Innovatively, we decompose domestic tourism revenue and consider the circumstances in different regions. We find that an increase in the number of domestic tourists’ arrival in neighboring provinces decreases the local province’s urban-rural income inequality in the western region but increases the inequality in the eastern region, while the effect is insignificant in the central region. Second, driving up the level of domestic tourism expenditure may increase the urban-rural income ratio in the neighboring provinces for all regions, and even increase the urban-rural income ratio in the local province for the western region.

Two policy suggestions can be derived from these results. First, as for attracting domestic tourists, the results suggest a collaborative strategy for the western region, a low-priority strategy for the central region, and a mitigation strategy for the eastern region. Second, do not waste limited promotional efforts on nearby places. Developing a balance in promotional materials, which focus on places farther away instead of nearby places, might have the effect of reducing the urban-rural income inequality within a province.
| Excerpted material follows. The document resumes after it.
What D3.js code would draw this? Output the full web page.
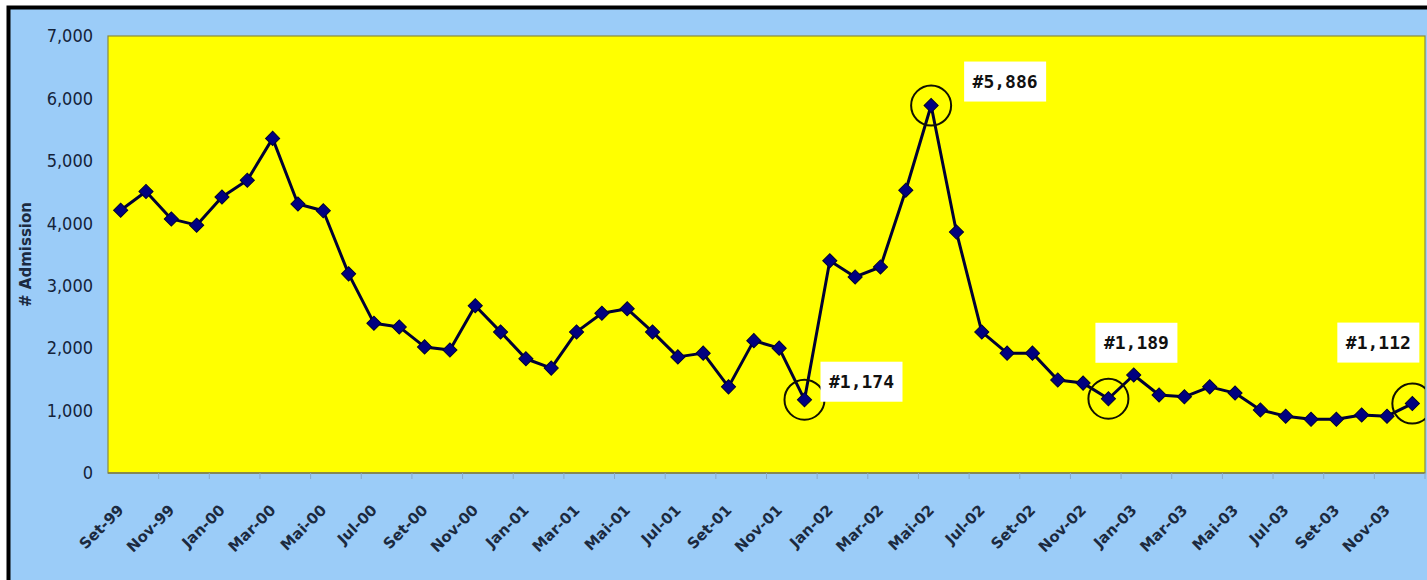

This study is subject to a number of limitations. First, this study only considers the effect of the total domestic tourism, it does not distinguish between the impact of domestic tourism in urban areas and rural areas because of the limitation of data availability. It could be promising to consider urban domestic tourism and rural domestic tourism’s separate roles in reducing urban-rural income inequality. Second, this study utilizes Chinese data, and it is still unknown whether the findings apply to other economies or countries. Future studies could assess domestic tourism’s impact on the urban-rural income inequality in other countries, especially for those countries suffering severe income inequality problems.